Sorry I’m no Ron Pattinson (though I have read and do admire and trust his work.) But I have done some historical reading of my own which clearly leads to my conclusion that names and fashions change in sometimes misleading ways. Is today’s mild descended from 1850s porter? Of course not. But have the names mild and porter crossed paths and been used in different ways in different times and places? Absolutely. In turn of the 20th century brewing texts, mild refers to any beer not aged/vatted, and in some sources the terms stout and porter refer respectively to the stock and running versions of similar dark beers. So a porter would be referred to as mild – possibly clouding the historical picture.
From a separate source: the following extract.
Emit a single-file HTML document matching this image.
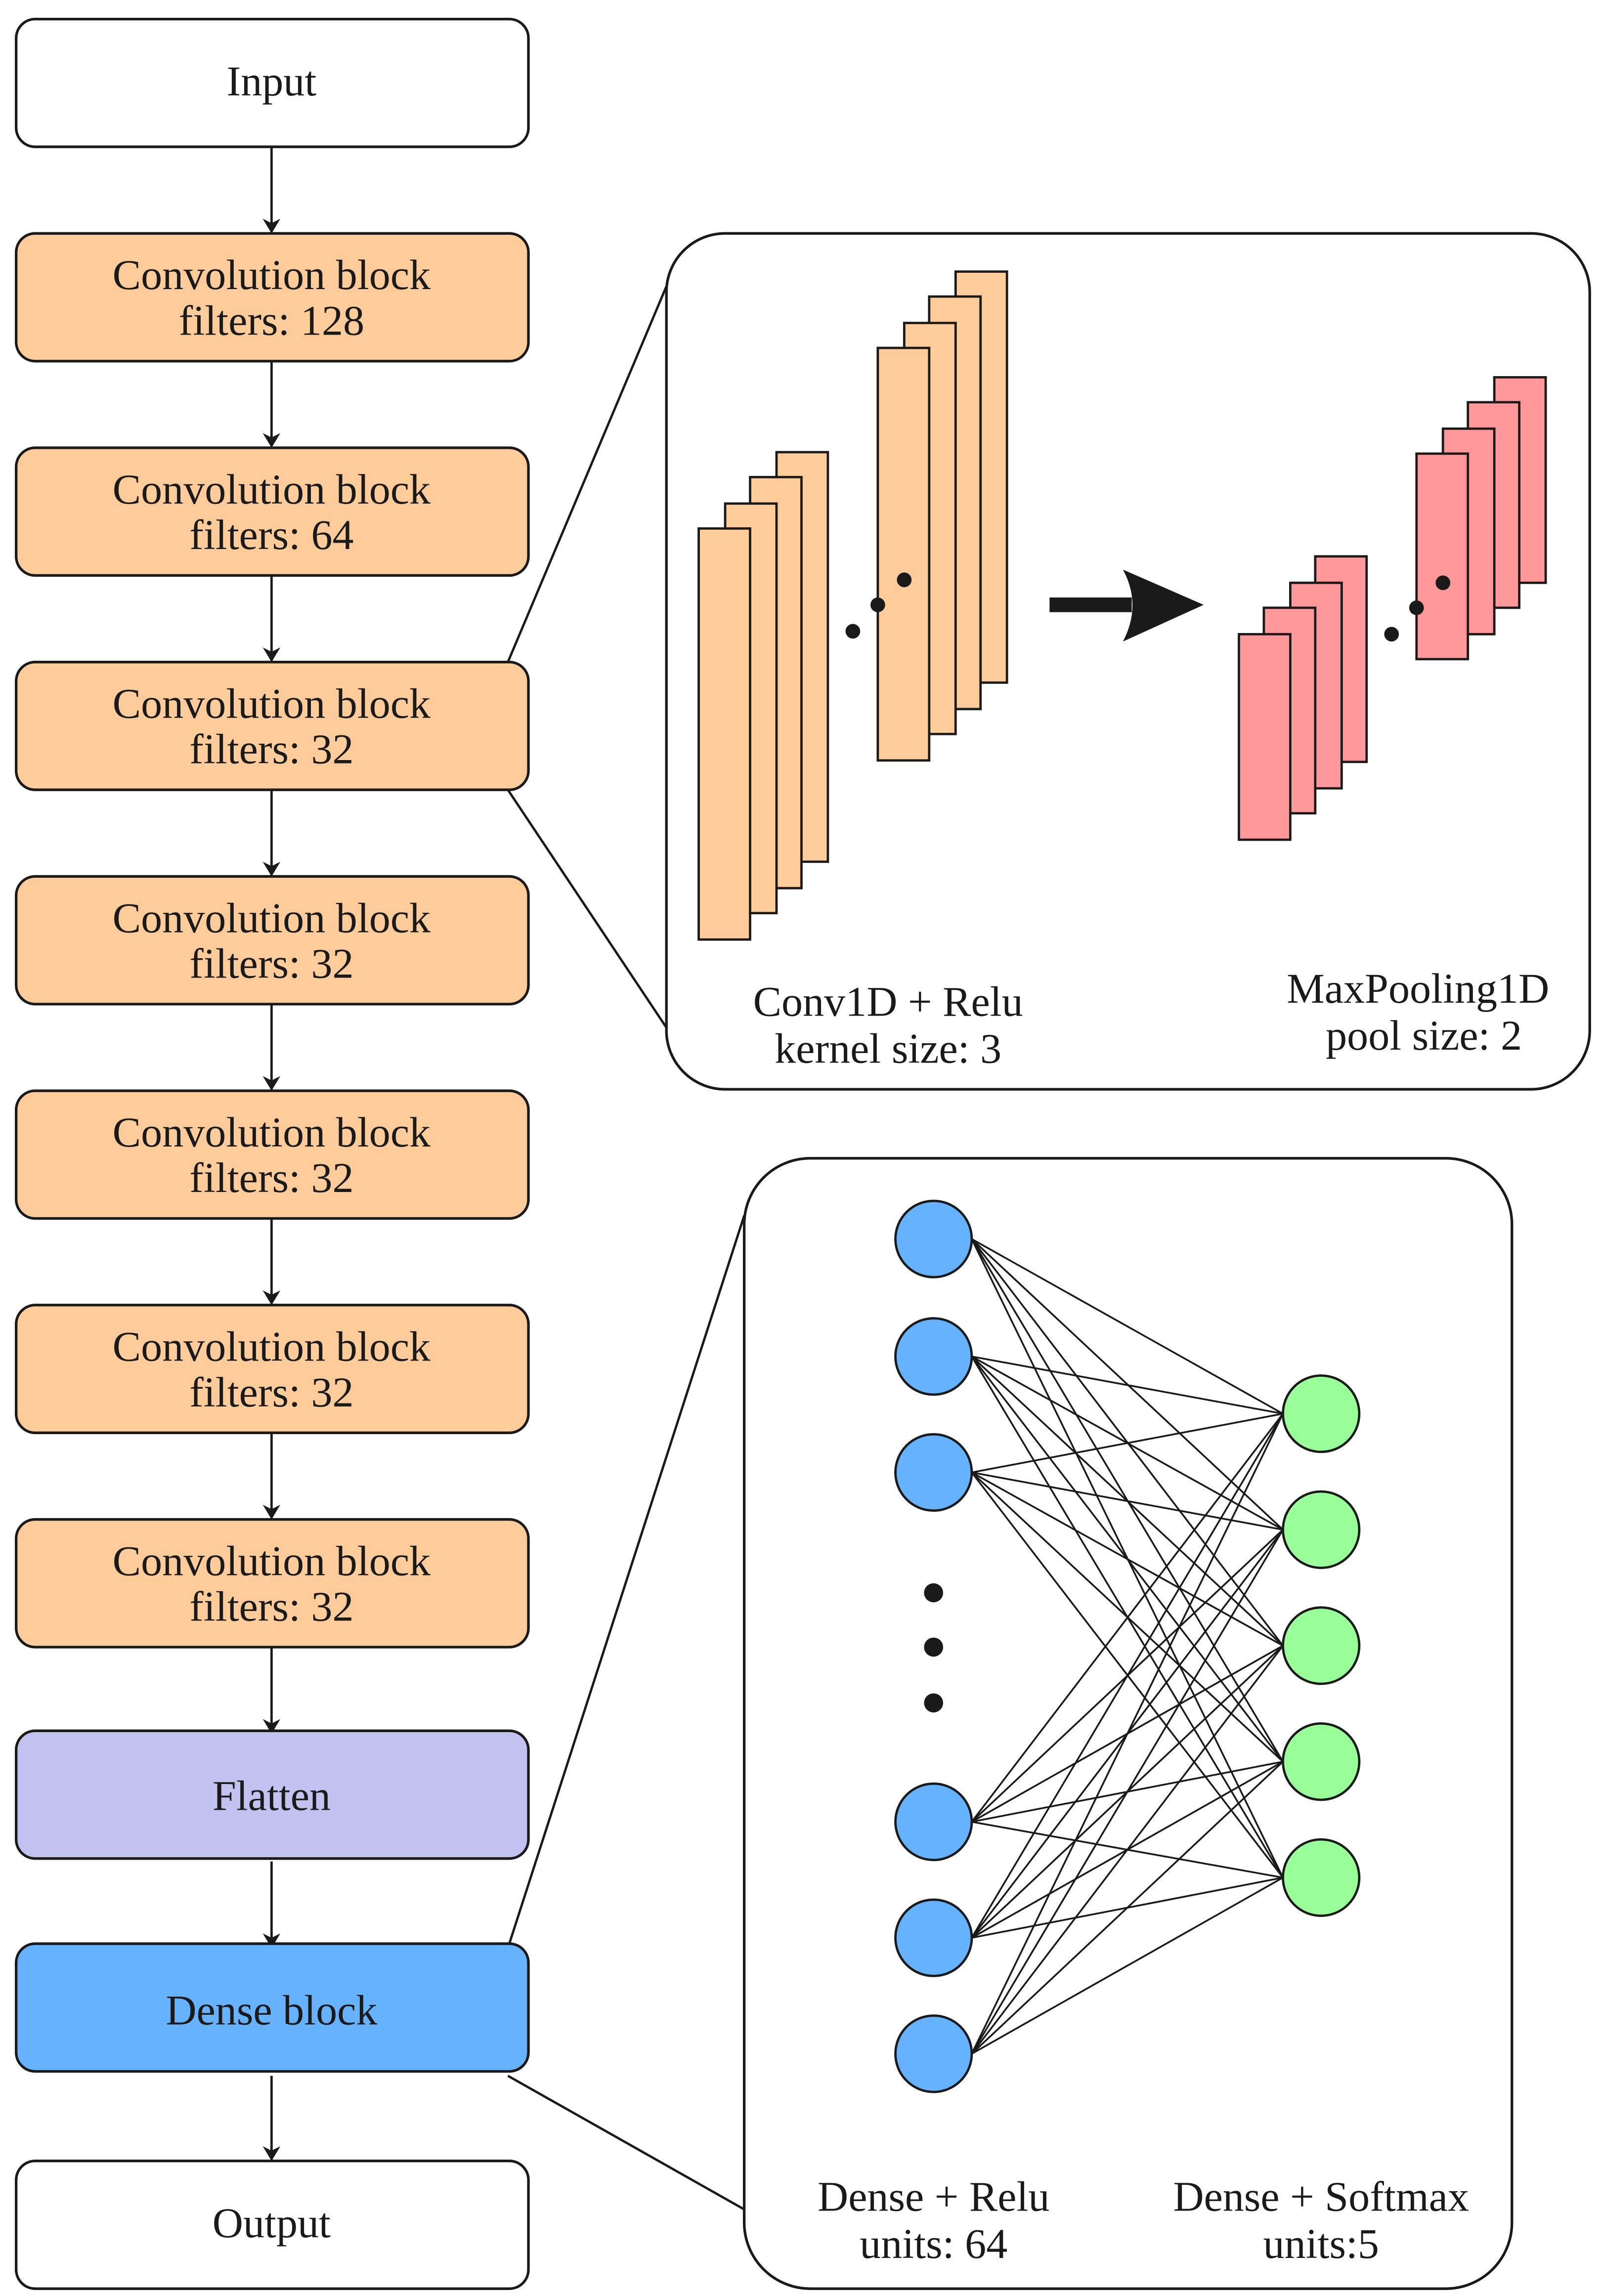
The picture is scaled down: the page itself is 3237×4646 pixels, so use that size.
<!DOCTYPE html>
<html><head><meta charset="utf-8"><style>html,body{margin:0;padding:0;background:#fff}svg{display:block}</style></head><body>
<svg width="3237" height="4646" viewBox="0 0 1090 1564" preserveAspectRatio="none" xmlns="http://www.w3.org/2000/svg" font-family="Liberation Serif, serif" font-size="29" fill="#1a1a1a">
<defs><marker id="ah" markerWidth="10" markerHeight="12" refX="9" refY="6" orient="auto" markerUnits="userSpaceOnUse"><path d="M0,0 L10,6 L0,12 L3,6 Z" fill="#1a1a1a"/></marker></defs>
<g stroke="#1a1a1a" stroke-width="1.6">
<line x1="185" y1="100" x2="185" y2="158" marker-end="url(#ah)"/>
<line x1="185" y1="246" x2="185" y2="304" marker-end="url(#ah)"/>
<line x1="185" y1="392" x2="185" y2="450" marker-end="url(#ah)"/>
<line x1="185" y1="538" x2="185" y2="596" marker-end="url(#ah)"/>
<line x1="185" y1="684" x2="185" y2="742" marker-end="url(#ah)"/>
<line x1="185" y1="830" x2="185" y2="888" marker-end="url(#ah)"/>
<line x1="185" y1="976" x2="185" y2="1034" marker-end="url(#ah)"/>
<line x1="185" y1="1122" x2="185" y2="1180" marker-end="url(#ah)"/>
<line x1="185" y1="1268" x2="185" y2="1326" marker-end="url(#ah)"/>
<line x1="185" y1="1414" x2="185" y2="1471" marker-end="url(#ah)"/>
<line x1="346" y1="451" x2="454" y2="195"/>
<line x1="346" y1="538" x2="454" y2="700"/>
<line x1="346" y1="1327" x2="507" y2="828"/>
<line x1="346" y1="1414" x2="507" y2="1505"/>
</g>
<g stroke="#1a1a1a" stroke-width="1.8">
<rect x="11" y="13" width="349" height="87" rx="13" fill="#fff"/>
<rect x="11" y="159" width="349" height="87" rx="13" fill="#FDCC9A"/>
<rect x="11" y="305" width="349" height="87" rx="13" fill="#FDCC9A"/>
<rect x="11" y="451" width="349" height="87" rx="13" fill="#FDCC9A"/>
<rect x="11" y="597" width="349" height="87" rx="13" fill="#FDCC9A"/>
<rect x="11" y="743" width="349" height="87" rx="13" fill="#FDCC9A"/>
<rect x="11" y="889" width="349" height="87" rx="13" fill="#FDCC9A"/>
<rect x="11" y="1035" width="349" height="87" rx="13" fill="#FDCC9A"/>
<rect x="11" y="1179" width="349" height="87" rx="13" fill="#C1C2EF"/>
<rect x="11" y="1324" width="349" height="87" rx="13" fill="#66B2FF"/>
<rect x="11" y="1472" width="349" height="87" rx="13" fill="#fff"/>
<rect x="454" y="159" width="629" height="583" rx="40" fill="#fff"/>
<rect x="507" y="789" width="523" height="770" rx="45" fill="#fff"/>
</g>
<g text-anchor="middle">
<text x="185" y="65">Input</text>
<text x="185" y="197">Convolution block</text><text x="185" y="228">filters: 128</text>
<text x="185" y="343">Convolution block</text><text x="185" y="374">filters: 64</text>
<text x="185" y="489">Convolution block</text><text x="185" y="520">filters: 32</text>
<text x="185" y="635">Convolution block</text><text x="185" y="666">filters: 32</text>
<text x="185" y="781">Convolution block</text><text x="185" y="812">filters: 32</text>
<text x="185" y="927">Convolution block</text><text x="185" y="958">filters: 32</text>
<text x="185" y="1073">Convolution block</text><text x="185" y="1104">filters: 32</text>
<text x="185" y="1233">Flatten</text>
<text x="185" y="1379">Dense block</text>
<text x="185" y="1524">Output</text>
<text x="605" y="692">Conv1D + Relu</text><text x="605" y="724">kernel size: 3</text>
<text x="966" y="683">MaxPooling1D</text><text x="970" y="715">pool size: 2</text>
<text x="636" y="1506">Dense + Relu</text><text x="636" y="1538">units: 64</text>
<text x="900" y="1506">Dense + Softmax</text><text x="900" y="1538">units:5</text>
</g>
<g stroke="#1a1a1a" stroke-width="1.6" fill="#FDCC9A">
<rect x="529" y="308" width="35" height="279"/>
<rect x="511" y="325" width="35" height="280"/>
<rect x="494" y="343" width="35" height="279"/>
<rect x="476" y="360" width="35" height="280"/>
<rect x="651" y="185" width="35" height="280"/>
<rect x="633" y="202" width="35" height="281"/>
<rect x="616" y="220" width="35" height="280"/>
<rect x="598" y="237" width="35" height="281"/>
</g>
<g stroke="#1a1a1a" stroke-width="1.6" fill="#FE989A">
<rect x="896" y="379" width="35" height="140"/>
<rect x="879" y="397" width="35" height="140"/>
<rect x="861" y="414" width="35" height="140"/>
<rect x="844" y="432" width="35" height="140"/>
<rect x="1018" y="257" width="35" height="140"/>
<rect x="1000" y="274" width="35" height="140"/>
<rect x="983" y="292" width="35" height="140"/>
<rect x="965" y="309" width="35" height="140"/>
</g>
<g fill="#1a1a1a">
<circle cx="581" cy="430" r="5"/><circle cx="598" cy="412" r="5"/><circle cx="616" cy="395" r="5"/>
<circle cx="948" cy="432" r="5"/><circle cx="965" cy="414" r="5"/><circle cx="983" cy="397" r="5"/>
<rect x="715" y="407" width="56" height="10"/>
<path d="M765,388 L820,412 L765,437 Q778,412 765,388 Z"/>
<circle cx="636" cy="1085" r="6.5"/><circle cx="636" cy="1122" r="6.5"/><circle cx="636" cy="1160" r="6.5"/>
</g>
<g stroke="#1a1a1a" stroke-width="1.2">
<line x1="662" y1="844" x2="874" y2="963"/><line x1="662" y1="844" x2="874" y2="1042"/><line x1="662" y1="844" x2="874" y2="1121"/><line x1="662" y1="844" x2="874" y2="1200"/><line x1="662" y1="844" x2="874" y2="1279"/>
<line x1="662" y1="924" x2="874" y2="963"/><line x1="662" y1="924" x2="874" y2="1042"/><line x1="662" y1="924" x2="874" y2="1121"/><line x1="662" y1="924" x2="874" y2="1200"/><line x1="662" y1="924" x2="874" y2="1279"/>
<line x1="662" y1="1003" x2="874" y2="963"/><line x1="662" y1="1003" x2="874" y2="1042"/><line x1="662" y1="1003" x2="874" y2="1121"/><line x1="662" y1="1003" x2="874" y2="1200"/><line x1="662" y1="1003" x2="874" y2="1279"/>
<line x1="662" y1="1241" x2="874" y2="963"/><line x1="662" y1="1241" x2="874" y2="1042"/><line x1="662" y1="1241" x2="874" y2="1121"/><line x1="662" y1="1241" x2="874" y2="1200"/><line x1="662" y1="1241" x2="874" y2="1279"/>
<line x1="662" y1="1320" x2="874" y2="963"/><line x1="662" y1="1320" x2="874" y2="1042"/><line x1="662" y1="1320" x2="874" y2="1121"/><line x1="662" y1="1320" x2="874" y2="1200"/><line x1="662" y1="1320" x2="874" y2="1279"/>
<line x1="662" y1="1399" x2="874" y2="963"/><line x1="662" y1="1399" x2="874" y2="1042"/><line x1="662" y1="1399" x2="874" y2="1121"/><line x1="662" y1="1399" x2="874" y2="1200"/><line x1="662" y1="1399" x2="874" y2="1279"/>
</g>
<g stroke="#1a1a1a" stroke-width="1.6" fill="#66B2FF">
<ellipse cx="636" cy="844" rx="26" ry="26"/><ellipse cx="636" cy="924" rx="26" ry="26"/><ellipse cx="636" cy="1003" rx="26" ry="26"/>
<ellipse cx="636" cy="1241" rx="26" ry="26"/><ellipse cx="636" cy="1320" rx="26" ry="26"/><ellipse cx="636" cy="1399" rx="26" ry="26"/>
</g>
<g stroke="#1a1a1a" stroke-width="1.6" fill="#99FF99">
<ellipse cx="900" cy="963" rx="26" ry="26"/><ellipse cx="900" cy="1042" rx="26" ry="26"/><ellipse cx="900" cy="1121" rx="26" ry="26"/><ellipse cx="900" cy="1200" rx="26" ry="26"/><ellipse cx="900" cy="1279" rx="26" ry="26"/>
</g>
</svg>
</body></html>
Especially as 50 years earlier, porter itself was always a vatted beer, and stout referred only to a particular strength, even applied to pale ales. You have to understand the context in which terms have been used by various sources, so as not to assume that ANY beer ever called mild is in the same category and lineage. Ron is an outlier among writers in his attention to the evolution of particular lineages and ability not to be misled by current conceptions of style or popular usage.
EDIT Note that the distinction between “mild” and “stale, vatted, old, stock” goes back centuries. It is only after the decline of stock beers around the turn of the 20th century that mild could be exclusively applied to one style of beer, the one we know.